>>

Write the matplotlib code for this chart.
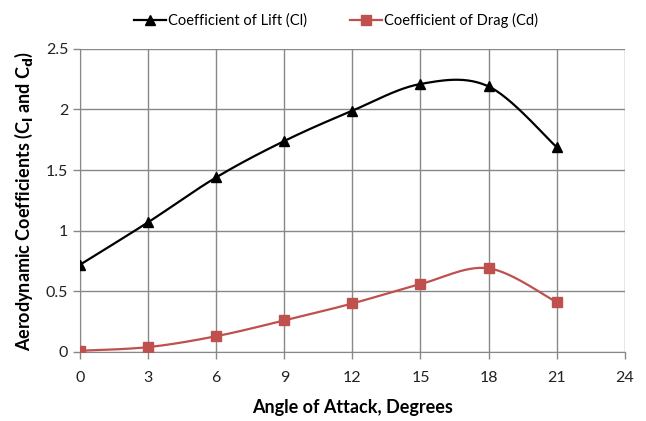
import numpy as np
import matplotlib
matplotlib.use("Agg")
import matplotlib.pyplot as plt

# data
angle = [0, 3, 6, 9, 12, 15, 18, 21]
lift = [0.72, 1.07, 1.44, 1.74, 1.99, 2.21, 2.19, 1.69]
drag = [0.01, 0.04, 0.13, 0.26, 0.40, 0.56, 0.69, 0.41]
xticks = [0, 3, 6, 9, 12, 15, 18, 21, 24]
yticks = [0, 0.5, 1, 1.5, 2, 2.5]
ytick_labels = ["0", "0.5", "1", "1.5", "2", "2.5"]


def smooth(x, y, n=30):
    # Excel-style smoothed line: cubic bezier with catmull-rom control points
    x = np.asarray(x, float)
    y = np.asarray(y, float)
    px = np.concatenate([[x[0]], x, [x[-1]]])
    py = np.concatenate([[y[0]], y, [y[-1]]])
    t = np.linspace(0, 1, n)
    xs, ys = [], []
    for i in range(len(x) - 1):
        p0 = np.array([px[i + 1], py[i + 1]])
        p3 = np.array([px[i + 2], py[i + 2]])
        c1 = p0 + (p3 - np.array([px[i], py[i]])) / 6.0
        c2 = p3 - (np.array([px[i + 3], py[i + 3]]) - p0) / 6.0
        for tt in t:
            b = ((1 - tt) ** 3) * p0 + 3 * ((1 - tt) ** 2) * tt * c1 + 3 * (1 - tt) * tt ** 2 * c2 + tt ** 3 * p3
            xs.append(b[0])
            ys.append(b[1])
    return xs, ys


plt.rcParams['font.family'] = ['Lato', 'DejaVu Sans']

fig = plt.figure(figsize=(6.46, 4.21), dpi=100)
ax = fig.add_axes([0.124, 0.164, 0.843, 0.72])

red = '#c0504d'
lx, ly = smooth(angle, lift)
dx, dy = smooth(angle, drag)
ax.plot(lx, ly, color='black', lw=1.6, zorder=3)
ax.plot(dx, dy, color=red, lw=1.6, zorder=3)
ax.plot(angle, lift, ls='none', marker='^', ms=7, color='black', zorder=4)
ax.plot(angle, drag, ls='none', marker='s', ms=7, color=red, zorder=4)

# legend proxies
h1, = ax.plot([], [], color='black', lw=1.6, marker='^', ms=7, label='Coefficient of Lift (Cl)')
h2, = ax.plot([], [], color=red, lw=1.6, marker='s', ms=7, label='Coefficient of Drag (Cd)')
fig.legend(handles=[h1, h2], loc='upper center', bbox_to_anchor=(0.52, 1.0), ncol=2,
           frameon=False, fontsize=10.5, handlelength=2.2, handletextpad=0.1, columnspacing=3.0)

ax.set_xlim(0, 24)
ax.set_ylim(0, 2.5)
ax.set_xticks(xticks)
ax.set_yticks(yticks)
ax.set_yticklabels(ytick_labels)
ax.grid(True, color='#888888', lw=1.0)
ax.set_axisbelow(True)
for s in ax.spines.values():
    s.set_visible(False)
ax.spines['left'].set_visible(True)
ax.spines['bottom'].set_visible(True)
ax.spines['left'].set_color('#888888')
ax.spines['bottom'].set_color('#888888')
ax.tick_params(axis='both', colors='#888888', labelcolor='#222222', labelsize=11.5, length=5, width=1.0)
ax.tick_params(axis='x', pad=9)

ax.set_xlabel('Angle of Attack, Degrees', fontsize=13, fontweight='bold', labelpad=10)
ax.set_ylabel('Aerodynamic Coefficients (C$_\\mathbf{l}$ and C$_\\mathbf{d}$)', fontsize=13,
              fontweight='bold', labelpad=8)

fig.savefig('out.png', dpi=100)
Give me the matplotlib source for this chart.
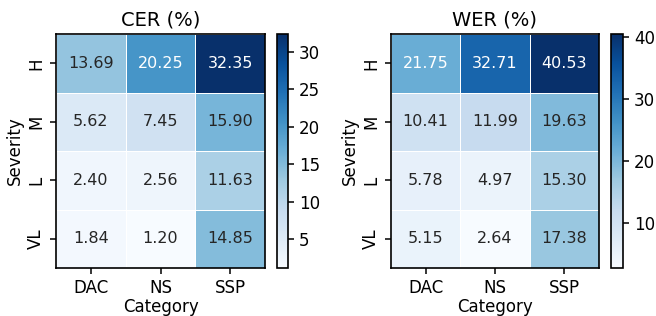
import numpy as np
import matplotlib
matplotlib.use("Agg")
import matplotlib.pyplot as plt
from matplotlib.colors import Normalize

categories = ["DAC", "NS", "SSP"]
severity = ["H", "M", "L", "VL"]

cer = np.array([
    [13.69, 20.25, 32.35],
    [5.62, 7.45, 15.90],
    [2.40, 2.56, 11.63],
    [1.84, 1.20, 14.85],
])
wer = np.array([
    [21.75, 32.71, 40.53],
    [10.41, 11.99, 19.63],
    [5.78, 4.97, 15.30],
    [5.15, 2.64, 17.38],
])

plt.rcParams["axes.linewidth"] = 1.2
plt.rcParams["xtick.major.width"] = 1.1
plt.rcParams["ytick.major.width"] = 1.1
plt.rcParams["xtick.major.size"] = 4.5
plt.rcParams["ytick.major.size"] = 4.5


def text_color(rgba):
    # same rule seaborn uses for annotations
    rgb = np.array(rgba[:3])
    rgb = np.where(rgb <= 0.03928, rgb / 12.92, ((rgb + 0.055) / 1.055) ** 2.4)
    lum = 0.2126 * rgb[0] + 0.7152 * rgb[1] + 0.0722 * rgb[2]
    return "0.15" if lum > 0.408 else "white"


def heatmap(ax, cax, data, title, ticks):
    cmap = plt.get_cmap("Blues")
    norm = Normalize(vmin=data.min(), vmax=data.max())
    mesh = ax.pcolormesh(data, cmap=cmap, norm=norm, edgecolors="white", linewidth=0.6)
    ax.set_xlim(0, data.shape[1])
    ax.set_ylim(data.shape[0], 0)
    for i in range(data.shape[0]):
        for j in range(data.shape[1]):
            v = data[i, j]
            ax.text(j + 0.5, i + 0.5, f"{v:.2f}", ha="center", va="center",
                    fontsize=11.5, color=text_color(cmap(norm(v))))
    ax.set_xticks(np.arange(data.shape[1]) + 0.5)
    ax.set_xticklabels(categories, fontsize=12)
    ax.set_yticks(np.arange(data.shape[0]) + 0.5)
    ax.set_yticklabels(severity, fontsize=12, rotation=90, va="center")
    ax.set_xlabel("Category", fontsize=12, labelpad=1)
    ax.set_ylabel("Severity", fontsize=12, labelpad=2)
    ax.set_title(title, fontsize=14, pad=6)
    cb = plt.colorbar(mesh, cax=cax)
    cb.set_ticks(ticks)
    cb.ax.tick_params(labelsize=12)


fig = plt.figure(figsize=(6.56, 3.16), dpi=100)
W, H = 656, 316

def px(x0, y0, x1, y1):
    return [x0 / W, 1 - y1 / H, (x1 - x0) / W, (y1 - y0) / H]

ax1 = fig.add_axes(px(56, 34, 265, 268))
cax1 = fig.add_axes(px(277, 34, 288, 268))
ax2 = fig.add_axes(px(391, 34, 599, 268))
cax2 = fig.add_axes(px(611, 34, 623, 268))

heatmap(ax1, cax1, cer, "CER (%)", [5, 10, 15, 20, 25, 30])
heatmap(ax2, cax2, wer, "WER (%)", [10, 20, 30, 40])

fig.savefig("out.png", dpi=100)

<<

OBJECTIVE
Without the pictures, restate all of the entries above verbatim.

SOLUTION TO THIS EXERCISE
Write the matplotlib code for this chart.
import numpy as np
import matplotlib
matplotlib.use("Agg")
import matplotlib.pyplot as plt

# data
angle = [0, 3, 6, 9, 12, 15, 18, 21]
lift = [0.72, 1.07, 1.44, 1.74, 1.99, 2.21, 2.19, 1.69]
drag = [0.01, 0.04, 0.13, 0.26, 0.40, 0.56, 0.69, 0.41]
xticks = [0, 3, 6, 9, 12, 15, 18, 21, 24]
yticks = [0, 0.5, 1, 1.5, 2, 2.5]
ytick_labels = ["0", "0.5", "1", "1.5", "2", "2.5"]


def smooth(x, y, n=30):
    # Excel-style smoothed line: cubic bezier with catmull-rom control points
    x = np.asarray(x, float)
    y = np.asarray(y, float)
    px = np.concatenate([[x[0]], x, [x[-1]]])
    py = np.concatenate([[y[0]], y, [y[-1]]])
    t = np.linspace(0, 1, n)
    xs, ys = [], []
    for i in range(len(x) - 1):
        p0 = np.array([px[i + 1], py[i + 1]])
        p3 = np.array([px[i + 2], py[i + 2]])
        c1 = p0 + (p3 - np.array([px[i], py[i]])) / 6.0
        c2 = p3 - (np.array([px[i + 3], py[i + 3]]) - p0) / 6.0
        for tt in t:
            b = ((1 - tt) ** 3) * p0 + 3 * ((1 - tt) ** 2) * tt * c1 + 3 * (1 - tt) * tt ** 2 * c2 + tt ** 3 * p3
            xs.append(b[0])
            ys.append(b[1])
    return xs, ys


plt.rcParams['font.family'] = ['Lato', 'DejaVu Sans']

fig = plt.figure(figsize=(6.46, 4.21), dpi=100)
ax = fig.add_axes([0.124, 0.164, 0.843, 0.72])

red = '#c0504d'
lx, ly = smooth(angle, lift)
dx, dy = smooth(angle, drag)
ax.plot(lx, ly, color='black', lw=1.6, zorder=3)
ax.plot(dx, dy, color=red, lw=1.6, zorder=3)
ax.plot(angle, lift, ls='none', marker='^', ms=7, color='black', zorder=4)
ax.plot(angle, drag, ls='none', marker='s', ms=7, color=red, zorder=4)

# legend proxies
h1, = ax.plot([], [], color='black', lw=1.6, marker='^', ms=7, label='Coefficient of Lift (Cl)')
h2, = ax.plot([], [], color=red, lw=1.6, marker='s', ms=7, label='Coefficient of Drag (Cd)')
fig.legend(handles=[h1, h2], loc='upper center', bbox_to_anchor=(0.52, 1.0), ncol=2,
           frameon=False, fontsize=10.5, handlelength=2.2, handletextpad=0.1, columnspacing=3.0)

ax.set_xlim(0, 24)
ax.set_ylim(0, 2.5)
ax.set_xticks(xticks)
ax.set_yticks(yticks)
ax.set_yticklabels(ytick_labels)
ax.grid(True, color='#888888', lw=1.0)
ax.set_axisbelow(True)
for s in ax.spines.values():
    s.set_visible(False)
ax.spines['left'].set_visible(True)
ax.spines['bottom'].set_visible(True)
ax.spines['left'].set_color('#888888')
ax.spines['bottom'].set_color('#888888')
ax.tick_params(axis='both', colors='#888888', labelcolor='#222222', labelsize=11.5, length=5, width=1.0)
ax.tick_params(axis='x', pad=9)

ax.set_xlabel('Angle of Attack, Degrees', fontsize=13, fontweight='bold', labelpad=10)
ax.set_ylabel('Aerodynamic Coefficients (C$_\\mathbf{l}$ and C$_\\mathbf{d}$)', fontsize=13,
              fontweight='bold', labelpad=8)

fig.savefig('out.png', dpi=100)
Give me the matplotlib source for this chart.
import numpy as np
import matplotlib
matplotlib.use("Agg")
import matplotlib.pyplot as plt
from matplotlib.colors import Normalize

categories = ["DAC", "NS", "SSP"]
severity = ["H", "M", "L", "VL"]

cer = np.array([
    [13.69, 20.25, 32.35],
    [5.62, 7.45, 15.90],
    [2.40, 2.56, 11.63],
    [1.84, 1.20, 14.85],
])
wer = np.array([
    [21.75, 32.71, 40.53],
    [10.41, 11.99, 19.63],
    [5.78, 4.97, 15.30],
    [5.15, 2.64, 17.38],
])

plt.rcParams["axes.linewidth"] = 1.2
plt.rcParams["xtick.major.width"] = 1.1
plt.rcParams["ytick.major.width"] = 1.1
plt.rcParams["xtick.major.size"] = 4.5
plt.rcParams["ytick.major.size"] = 4.5


def text_color(rgba):
    # same rule seaborn uses for annotations
    rgb = np.array(rgba[:3])
    rgb = np.where(rgb <= 0.03928, rgb / 12.92, ((rgb + 0.055) / 1.055) ** 2.4)
    lum = 0.2126 * rgb[0] + 0.7152 * rgb[1] + 0.0722 * rgb[2]
    return "0.15" if lum > 0.408 else "white"


def heatmap(ax, cax, data, title, ticks):
    cmap = plt.get_cmap("Blues")
    norm = Normalize(vmin=data.min(), vmax=data.max())
    mesh = ax.pcolormesh(data, cmap=cmap, norm=norm, edgecolors="white", linewidth=0.6)
    ax.set_xlim(0, data.shape[1])
    ax.set_ylim(data.shape[0], 0)
    for i in range(data.shape[0]):
        for j in range(data.shape[1]):
            v = data[i, j]
            ax.text(j + 0.5, i + 0.5, f"{v:.2f}", ha="center", va="center",
                    fontsize=11.5, color=text_color(cmap(norm(v))))
    ax.set_xticks(np.arange(data.shape[1]) + 0.5)
    ax.set_xticklabels(categories, fontsize=12)
    ax.set_yticks(np.arange(data.shape[0]) + 0.5)
    ax.set_yticklabels(severity, fontsize=12, rotation=90, va="center")
    ax.set_xlabel("Category", fontsize=12, labelpad=1)
    ax.set_ylabel("Severity", fontsize=12, labelpad=2)
    ax.set_title(title, fontsize=14, pad=6)
    cb = plt.colorbar(mesh, cax=cax)
    cb.set_ticks(ticks)
    cb.ax.tick_params(labelsize=12)


fig = plt.figure(figsize=(6.56, 3.16), dpi=100)
W, H = 656, 316

def px(x0, y0, x1, y1):
    return [x0 / W, 1 - y1 / H, (x1 - x0) / W, (y1 - y0) / H]

ax1 = fig.add_axes(px(56, 34, 265, 268))
cax1 = fig.add_axes(px(277, 34, 288, 268))
ax2 = fig.add_axes(px(391, 34, 599, 268))
cax2 = fig.add_axes(px(611, 34, 623, 268))

heatmap(ax1, cax1, cer, "CER (%)", [5, 10, 15, 20, 25, 30])
heatmap(ax2, cax2, wer, "WER (%)", [10, 20, 30, 40])

fig.savefig("out.png", dpi=100)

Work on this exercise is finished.